昨日、BARで
今回は、文が他の文の(修飾)成分になる「連体修飾」について考察したいと思います。「連体修飾」は、名詞を修飾する言葉ですね。
まず次の文を見てみて下さい。
Ⓐ昨日、BARでヒロシがきれいな女の子とお酒を飲んでいた。
昨日 飲んでいた
BARで 飲んでいた
ヒロシが 飲んでいた
きれいな女の子と 飲んでいた
お酒を 飲んでいた
このように、左に並べられた文の成分たちは基本的に右の述語「飲んでいた」を修飾することで「連用修飾成分」と呼ばれています。
ところが、この各成分の中にひとつだけ異質なものがあります。それが「きれいな」です。
そう、この「きれいな」という言葉は「飲んでいた」を修飾しているのではなく、あくまでも、「女の子」という名詞を修飾しているんです。
こうした名詞を修飾する成分は「連体修飾成分」と呼ばれ、直接述語を修飾する「連用修飾成分」とは全くレベルが異なります。
そして「きれいな女の子」に含まれる「きれいな」という連体修飾は、「指にルビーの指輪をはめているきれいな女の子」といったようにいくらでも付け足していくことが出来ます。

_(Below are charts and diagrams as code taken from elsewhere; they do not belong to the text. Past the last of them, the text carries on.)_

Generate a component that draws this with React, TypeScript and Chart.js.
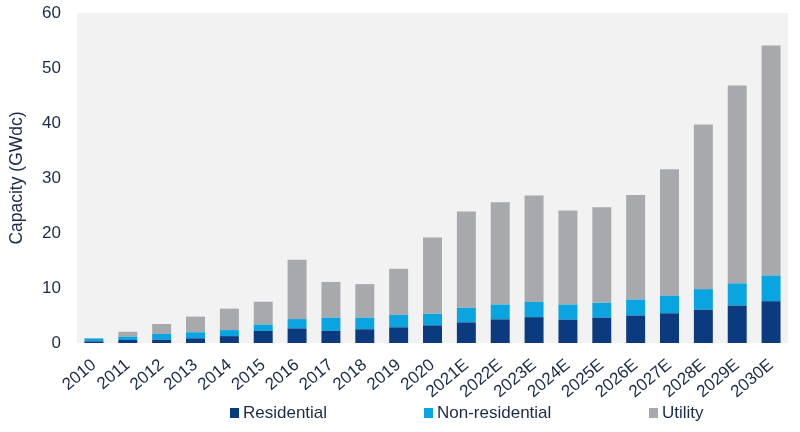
import React, { useEffect, useRef } from "react";
import { Chart, registerables } from "chart.js";

Chart.register(...registerables);

const categories = [
  "2010", "2011", "2012", "2013", "2014", "2015", "2016", "2017", "2018", "2019", "2020",
  "2021E", "2022E", "2023E", "2024E", "2025E", "2026E", "2027E", "2028E", "2029E", "2030E",
];
const residential = [0.3, 0.55, 0.6, 0.85, 1.25, 2.2, 2.65, 2.2, 2.5, 2.85, 3.2, 3.75, 4.3, 4.7, 4.25, 4.6, 5.0, 5.4, 6.05, 6.8, 7.6];
const nonResidential = [0.5, 0.6, 1.05, 1.1, 1.1, 1.15, 1.7, 2.4, 2.1, 2.25, 2.1, 2.65, 2.7, 2.75, 2.75, 2.7, 2.9, 3.2, 3.75, 4.05, 4.65];
const utility = [0.1, 0.9, 1.8, 2.85, 3.9, 4.15, 10.8, 6.5, 6.1, 8.4, 13.9, 17.5, 18.6, 19.35, 17.1, 17.4, 19.0, 23.0, 29.95, 35.95, 41.85];
const yTicks = [0, 10, 20, 30, 40, 50, 60];
const seriesNames = ["Residential", "Non-residential", "Utility"];
const seriesColors = ["#0c3a7e", "#0aa4e0", "#a7a9ac"];
const axisTitle = "Capacity (GWdc)";

const TEXT = "#1c2a4a";
const FONT = "'Liberation Sans', Arial, sans-serif";

const plotBg = {
  id: "plotBg",
  beforeDraw(chart: any) {
    const { ctx, chartArea: a } = chart;
    ctx.save();
    ctx.fillStyle = "#f2f2f2";
    ctx.fillRect(a.left, a.top, a.right - a.left, a.bottom - a.top);
    ctx.restore();
  },
};

const legendLeft = [230, 424, 649];

export default function App() {
  const ref = useRef<HTMLCanvasElement>(null);

  useEffect(() => {
    if (!ref.current) return;
    Chart.defaults.font.family = FONT;
    const values = [residential, nonResidential, utility];
    const chart = new Chart(ref.current, {
      type: "bar",
      data: {
        labels: categories,
        datasets: seriesNames.map((name, i) => ({
          label: name,
          data: values[i],
          backgroundColor: seriesColors[i],
          borderWidth: 0,
          categoryPercentage: 1,
          barPercentage: 0.56,
        })),
      },
      options: {
        animation: false,
        responsive: false,
        devicePixelRatio: 1,
        layout: { padding: { top: 13, right: 12, left: 0, bottom: 0 } },
        plugins: {
          legend: { display: false },
          tooltip: { enabled: false },
        },
        scales: {
          x: {
            stacked: true,
            grid: { display: false },
            border: { display: false },
            ticks: {
              color: TEXT,
              font: { size: 17, family: FONT },
              minRotation: 40,
              maxRotation: 40,
              autoSkip: false,
              padding: 4,
            },
            afterFit: (scale: any) => {
              scale.height = 89;
              scale.paddingLeft = 0;
              scale.paddingRight = 0;
            },
          },
          y: {
            stacked: true,
            min: 0,
            max: 60,
            grid: { display: false },
            border: { display: false },
            afterBuildTicks: (scale: any) => {
              scale.ticks = yTicks.map((v) => ({ value: v }));
            },
            ticks: {
              color: TEXT,
              font: { size: 17, family: FONT },
              padding: 8,
            },
            title: {
              display: true,
              text: axisTitle,
              color: TEXT,
              font: { size: 17.5, family: FONT },
              padding: { top: 7, bottom: 0 },
            },
            afterFit: (scale: any) => {
              scale.width = 77;
              scale.paddingTop = 0;
              scale.paddingBottom = 0;
            },
          },
        },
      },
      plugins: [plotBg],
    });
    return () => chart.destroy();
  }, []);

  return (
    <div style={{ position: "absolute", left: 0, top: 0, width: 800, height: 432, background: "#fff" }}>
      <canvas ref={ref} width={800} height={432} style={{ width: 800, height: 432, display: "block" }} />
      {seriesNames.map((name, i) => (
        <div
          key={name}
          style={{
            position: "absolute",
            left: legendLeft[i],
            top: 402,
            height: 22,
            display: "flex",
            alignItems: "center",
            fontFamily: FONT,
            fontSize: 17,
            color: TEXT,
            whiteSpace: "nowrap",
          }}
        >
          <span style={{ display: "inline-block", width: 9, height: 10, background: seriesColors[i], marginRight: 4 }} />
          <span>{name}</span>
        </div>
      ))}
    </div>
  );
}
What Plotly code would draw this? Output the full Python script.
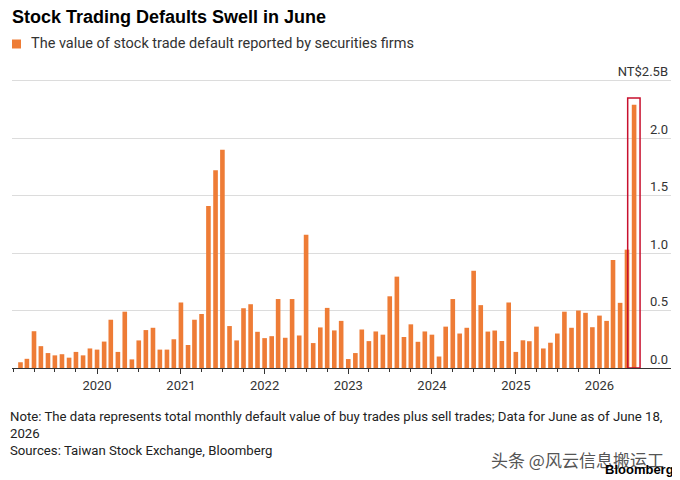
import pandas as pd
import plotly.graph_objects as go

# monthly default value, NT$ billions
vals_2019 = [0.05, 0.08, 0.32, 0.19, 0.13, 0.11, 0.12, 0.09, 0.14, 0.11, 0.17]  # Feb-Dec
vals_2020 = [0.16, 0.23, 0.42, 0.14, 0.49, 0.075, 0.24, 0.33, 0.35, 0.16, 0.16, 0.25]
vals_2021 = [0.57, 0.20, 0.42, 0.47, 1.41, 1.72, 1.90, 0.365, 0.24, 0.52, 0.555, 0.315]
vals_2022 = [0.26, 0.277, 0.60, 0.263, 0.60, 0.283, 1.16, 0.217, 0.353, 0.523, 0.327, 0.41]
vals_2023 = [0.078, 0.13, 0.335, 0.234, 0.318, 0.29, 0.624, 0.795, 0.27, 0.38, 0.228, 0.318]
vals_2024 = [0.29, 0.10, 0.36, 0.60, 0.30, 0.35, 0.846, 0.547, 0.317, 0.326, 0.235, 0.57]
vals_2025 = [0.14, 0.241, 0.233, 0.36, 0.17, 0.22, 0.30, 0.49, 0.35, 0.50, 0.48, 0.355]
vals_2026 = [0.456, 0.41, 0.94, 0.567, 1.03, 2.29]  # Jan-Jun

values = (vals_2019 + vals_2020 + vals_2021 + vals_2022 + vals_2023
          + vals_2024 + vals_2025 + vals_2026)
months = pd.date_range("2019-02-01", periods=len(values), freq="MS")

y_ticks = [0, 0.5, 1.0, 1.5, 2.0, 2.5]
y_labels = ["0.0", "0.5", "1.0", "1.5", "2.0", "NT$2.5B"]
year_ticks = pd.date_range("2020-01-01", "2026-01-01", freq="YS")

ORANGE = "#EE7C36"
W, H = 680, 480
OFF = 8  # the page body adds an 8px margin, so layout is drawn 8px up/left
# plot area in screen pixels: left 12, right 671, top 60, bottom 368
L, R, T, B = 12 - OFF, W - (671 - OFF), 60 - OFF, H - (368 - OFF)


def px_x(px):
    # screen x -> paper fraction
    return (px - OFF - L) / (W - L - R)


def px_y(py):
    return (H - B - (py - OFF)) / (H - T - B)


fig = go.Figure()
fig.add_trace(go.Bar(x=months, y=values, marker_color=ORANGE,
                     marker_line_width=0, showlegend=False))

# red highlight around the latest month
last = months[-1]
fig.add_shape(type="rect", xref="x", yref="y",
              x0=last - pd.Timedelta(days=28), x1=last + pd.Timedelta(days=26),
              y0=0, y1=values[-1] + 0.06,
              line=dict(color="#C8102E", width=1.5), layer="above")

# legend square + text
fig.add_shape(type="rect", xref="paper", yref="paper",
              x0=px_x(12), x1=px_x(21), y0=px_y(48.5), y1=px_y(39.5),
              fillcolor=ORANGE, line_width=0)
fig.add_annotation(text="The value of stock trade default reported by securities firms",
                   xref="paper", yref="paper", x=px_x(29), y=px_y(44),
                   xanchor="left", yanchor="middle", showarrow=False,
                   font=dict(size=14.5, color="#333333", family="Roboto"))

fig.add_annotation(
    text="Note: The data represents total monthly default value of buy trades plus sell trades; Data for June as of June 18,"
         "<br>2026<br>Sources: Taiwan Stock Exchange, Bloomberg",
    xref="paper", yref="paper", x=px_x(8), y=px_y(407),
    xanchor="left", yanchor="top", align="left", showarrow=False,
    font=dict(size=13.2, color="#222222", family="Roboto"))

fig.add_annotation(text="头条 @风云信息搬运工", xref="paper", yref="paper",
                   x=px_x(666), y=px_y(459), xanchor="right", yanchor="middle",
                   showarrow=False,
                   font=dict(size=17, color="#555555", family="Noto Sans CJK SC"))
fig.add_annotation(text="<b>Bloomberg</b>", xref="paper", yref="paper",
                   x=px_x(676), y=px_y(469), xanchor="right", yanchor="middle",
                   showarrow=False,
                   font=dict(size=13, color="#000000", family="Liberation Sans"))

fig.update_layout(
    width=W, height=H,
    margin=dict(l=L, r=R, t=T, b=B),
    paper_bgcolor="white", plot_bgcolor="white",
    bargap=0.28,
    title=dict(text="<b>Stock Trading Defaults Swell in June</b>",
               x=(12 - OFF) / W, xanchor="left", y=1 - (17 - OFF) / H, yanchor="middle",
               font=dict(size=18, color="#000000", family="Liberation Sans")),
    font=dict(family="Roboto", color="#333333"),
    xaxis=dict(type="date", range=["2018-12-26", "2026-11-09"],
               tickvals=list(year_ticks), tickformat="%Y",
               ticks="outside", ticklen=5, tickcolor="#333333",
               showline=True, linecolor="#333333", linewidth=1,
               showgrid=False, tickfont=dict(size=13, color="#333333"),
               minor=dict(tick0="2019-01-01", dtick="M3", ticks="outside",
                          ticklen=3, tickcolor="#333333", showgrid=False)),
    yaxis=dict(side="right", range=[0, 2.68], tickvals=y_ticks, ticktext=y_labels,
               ticklabelposition="inside", ticklabelshift=-9,
               showgrid=True, gridcolor="#dcdcdc", gridwidth=1,
               zeroline=False, ticks="", tickfont=dict(size=13, color="#333333")),
)

fig.write_html("out.html")
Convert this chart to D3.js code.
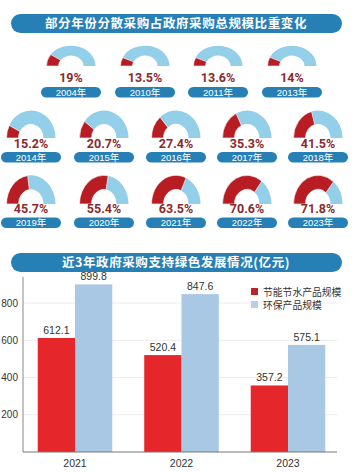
<!DOCTYPE html>
<html><head><meta charset="utf-8">
<script src="https://cdn.jsdelivr.net/npm/d3@7/dist/d3.min.js"></script>
<style>
html,body{margin:0;padding:0;background:#fff;}
svg{display:block;font-family:"Noto Sans CJK SC","Noto Sans",sans-serif;}
</style></head>
<body>
<svg id="c" width="358" height="472"></svg>
<script>
// ---- Data ----
const title1 = "部分年份分散采购占政府采购总规模比重变化";
const gaugeYears = ["2004年","2010年","2011年","2013年","2014年","2015年","2016年","2017年","2018年","2019年","2020年","2021年","2022年","2023年"];
const gaugeValues = [19, 13.5, 13.6, 14, 15.2, 20.7, 27.4, 35.3, 41.5, 45.7, 55.4, 63.5, 70.6, 71.8];
const gaugeLabels = ["19%","13.5%","13.6%","14%","15.2%","20.7%","27.4%","35.3%","41.5%","45.7%","55.4%","63.5%","70.6%","71.8%"];

const title2 = "近3年政府采购支持绿色发展情况(亿元)";
const barYears = ["2021","2022","2023"];
const seriesNames = ["节能节水产品规模","环保产品规模"];
const energyValues = [612.1, 520.4, 357.2];
const ecoValues = [899.8, 847.6, 575.1];
const yTicks = [200, 400, 600, 800];

// ---- Drawing ----
const svg = d3.select("#c");
const blue = "#2680b5";

function titleBar(y, text){
  svg.append("rect").attr("x",11).attr("y",y).attr("width",331).attr("height",19)
    .attr("rx",9.5).attr("fill",blue);
  svg.append("text").attr("x",176).attr("y",y+14.3).attr("text-anchor","middle")
    .attr("fill","#fff").attr("font-size",12.5).attr("font-weight","bold")
    .attr("letter-spacing",0.6).text(text);
}
titleBar(14, title1);

// gauge layout: row 1 has 4, rows 2-3 have 5
const rows = [
  {cx:[71,145,218,292], cy:66, sy:0.83, tb:81.5, py:87},
  {cx:[31,104,176,247,318], cy:138, sy:1.12, tb:147.8, py:152},
  {cx:[31,104,176,247,318], cy:204, sy:1.17, tb:212.5, py:217.5}
];
const angle = d3.scaleLinear().domain([0,100]).range([-Math.PI/2, Math.PI/2]);
const arc = d3.arc().innerRadius(12.5).outerRadius(24.5);
let idx = 0;
rows.forEach(row => {
  row.cx.forEach(cx => {
    const i = idx++;
    if (i >= gaugeValues.length) return;
    const g = svg.append("g").attr("transform",`translate(${cx},0)`);
    const ga = g.append("g").attr("transform",`translate(0,${row.cy}) scale(1,${row.sy})`);
    ga.append("path").attr("d", arc({startAngle: angle(gaugeValues[i]), endAngle: angle(100)})).attr("fill","#93cfe8");
    ga.append("path").attr("d", arc({startAngle: angle(0), endAngle: angle(gaugeValues[i])})).attr("fill","#b81d24")
      .attr("stroke","#fff").attr("stroke-width",0.6);
    g.append("text").attr("x",0).attr("y",row.tb).attr("text-anchor","middle")
      .attr("font-size",12.5).attr("font-weight","bold").attr("fill","#8a2a2c")
      .attr("font-family","Roboto, 'Noto Sans', sans-serif").text(gaugeLabels[i]);
    g.append("rect").attr("x",-30).attr("y",row.py).attr("width",60).attr("height",10.5)
      .attr("rx",5.25).attr("fill",blue);
    g.append("text").attr("x",0).attr("y",row.py+8.6).attr("text-anchor","middle")
      .attr("font-family","'Liberation Sans', Arial, 'Noto Sans CJK SC', sans-serif")
      .attr("font-size",9.5).attr("fill","#fff").text(gaugeYears[i]);
  });
});

titleBar(253, title2);

// bar chart
const y = d3.scaleLinear().domain([0, 800]).range([452, 303]);
const x0 = d3.scaleBand().domain(barYears).range([21.75, 341.25]).paddingInner(0.3).paddingOuter(0.15);
const x1 = d3.scaleBand().domain(seriesNames).range([0, x0.bandwidth()]);
const colors = ["#e5262a","#a9c8e4"];
const legendColors = ["#b8252a","#b7d0e8"];

// gridlines
svg.append("g").selectAll("line").data(yTicks).join("line")
  .attr("x1",23).attr("x2",337).attr("y1",d=>y(d)).attr("y2",d=>y(d))
  .attr("stroke","#ececec").attr("stroke-width",1);

const groups = svg.append("g").selectAll("g").data(barYears).join("g")
  .attr("transform", d => `translate(${x0(d)},0)`);
groups.each(function(yr, i){
  const vals = [energyValues[i], ecoValues[i]];
  const g = d3.select(this);
  vals.forEach((v, k) => {
    g.append("rect").attr("x", x1(seriesNames[k])).attr("width", x1.bandwidth())
      .attr("y", y(v)).attr("height", y(0) - y(v)).attr("fill", colors[k]);
    g.append("text").attr("x", x1(seriesNames[k]) + x1.bandwidth()/2).attr("y", y(v) - 4)
      .attr("text-anchor","middle").attr("font-size",10.5).attr("fill","#333")
      .attr("font-family","Arial, 'Liberation Sans', sans-serif").text(v.toFixed(1));
  });
});

// axes
const yAxis = d3.axisLeft(y).tickValues(yTicks).tickSize(0).tickPadding(5);
const ya = svg.append("g").attr("transform","translate(23,0)").call(yAxis);
ya.select(".domain").remove();
ya.selectAll("text").attr("font-size",10).attr("fill","#333").attr("font-family","Arial, 'Liberation Sans', sans-serif");
svg.append("line").attr("x1",23).attr("x2",23).attr("y1",277).attr("y2",452).attr("stroke","#888").attr("stroke-width",1);

const xAxis = d3.axisBottom(x0).tickSize(0).tickPadding(8);
const xa = svg.append("g").attr("transform","translate(0,452)").call(xAxis);
xa.select(".domain").remove();
xa.selectAll("text").attr("font-size",10.5).attr("fill","#333").attr("font-family","Arial, 'Liberation Sans', sans-serif");
svg.append("line").attr("x1",23).attr("x2",337).attr("y1",452).attr("y2",452).attr("stroke","#777").attr("stroke-width",1);

// legend
seriesNames.forEach((n, k) => {
  const ly = 292 + k*13;
  svg.append("rect").attr("x",251).attr("y",ly-4).attr("width",7).attr("height",7).attr("fill",legendColors[k]);
  svg.append("text").attr("x",263).attr("y",ly+3.5).attr("font-size",9.8).attr("fill","#333").text(n);
});
</script>
</body></html>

補足されればされるほど、読み手に対して、「女の子」の情報量はきめ細やかに増やされ示されていくことになるんです。
しかもその情報量はいくら増えても、「ヒロシが女の子と飲んでいた」という主節文に対して、なんら邪魔することはなく影響を及ばすこともないのです。あくまでも「女の子」に対してだけの情報なのですから。
Ⓑ昨日、BARでヒロシが指にルビーの指輪をはめているきれいな女の子とお酒を飲んでいた。
でもこれでは全然リズムが悪くて読みにくいので、次のように書き変えてみましょう。
Ⓒ昨日、指にルビーの指輪をはめているきれいな女の子とヒロシがBARでお酒を飲んでいた。
そう、語順としての頭でっかちの法則に従って、句読点のすぐ後、つまり文の書き出しや「、」のすぐ後に、長い連体修飾成分を配置することにより、朗読の流れをスムーズにすることが出来るんです。
実際に、ⒷとⒸを頭のなかで朗読してみて比較してもらえると、ハッキリとその違いに気づかれると思います。
Ⓒ昨日、 指にルビーの指輪をはめているきれいな女の子と ヒロシが BARで お酒を 飲んでいた。
前回の記事でご紹介した、川端康成や井伏鱒二が持つ一級のリズム感というのも、まさに自然に、この法則を見事になぞった文章構成が駆使されているとしか思えないのです。
この頭でっかちの法則をテキスト全体のなかに艶やかに散りばめた文体で文章を構築させていくさまがそこに読み取れるんですね。
もちろん彼たち自身は語順の法則なんていちいち意識して分析などしていなかったでしょうし、その一級のリズム感というのは、まさに、天から与えられた生まれついての才能であったことは間違いないのでしょう。